None of these men worked for Blackwater again. Murphy signed another contract with the company soon after the harrowing incident, and then went on leave. While away, he got a phone call from his employer telling him that, because of the incident, he was “suspended indefinitely.” Frost also went on leave and was fired a week later. As for Mealy, he simply told the jury that he was done with Blackwater’s Raven 23 Unit.

All of this, of course, suggests that these men deserve recognition alongside the other moral heroes David Luban rightly praises. Martin Luther King, Jr. once said, “courage is an inner resolution to go forward despite obstacles.” In the face of these sorts of pressures in warfare, many would play down their conscientious reactions and say nothing, especially given the dangers they themselves faced.
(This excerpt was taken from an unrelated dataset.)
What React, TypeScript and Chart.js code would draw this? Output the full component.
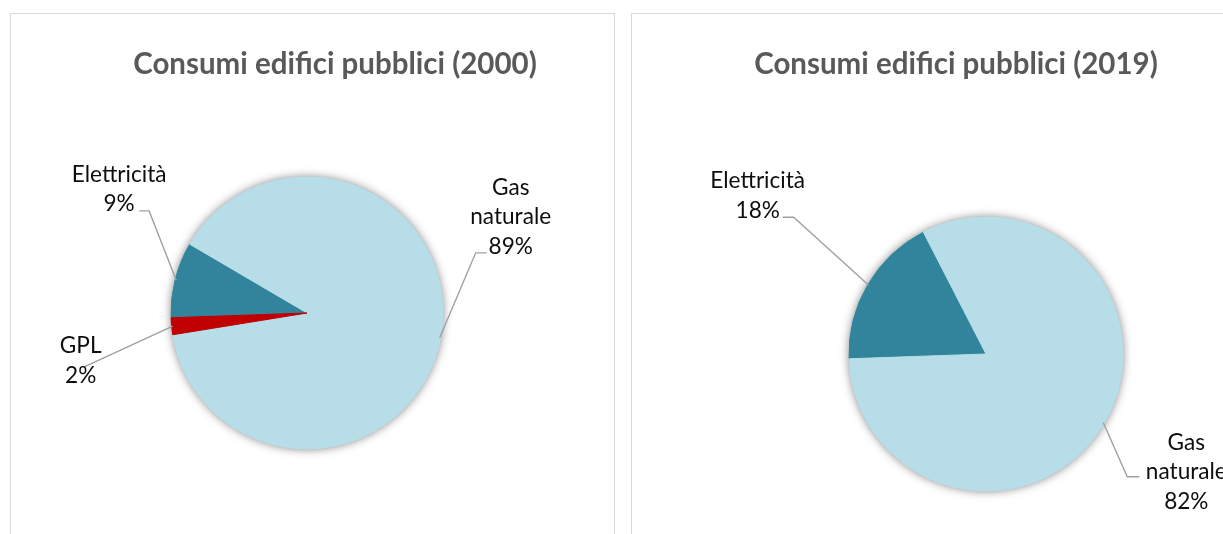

Murphy, Frost, and Mealy “went forward” with their consciences and emerged from this horrendous saga as unsung heroes deserving of our praise and respect.

In reading David Cole’s new reports, it’s hard not to feel like the American leadership in the War on Terror has, on these crucial issues at least, had far less moral courage or humanity in far easier personal circumstances. Perhaps that makes them all the more blameworthy.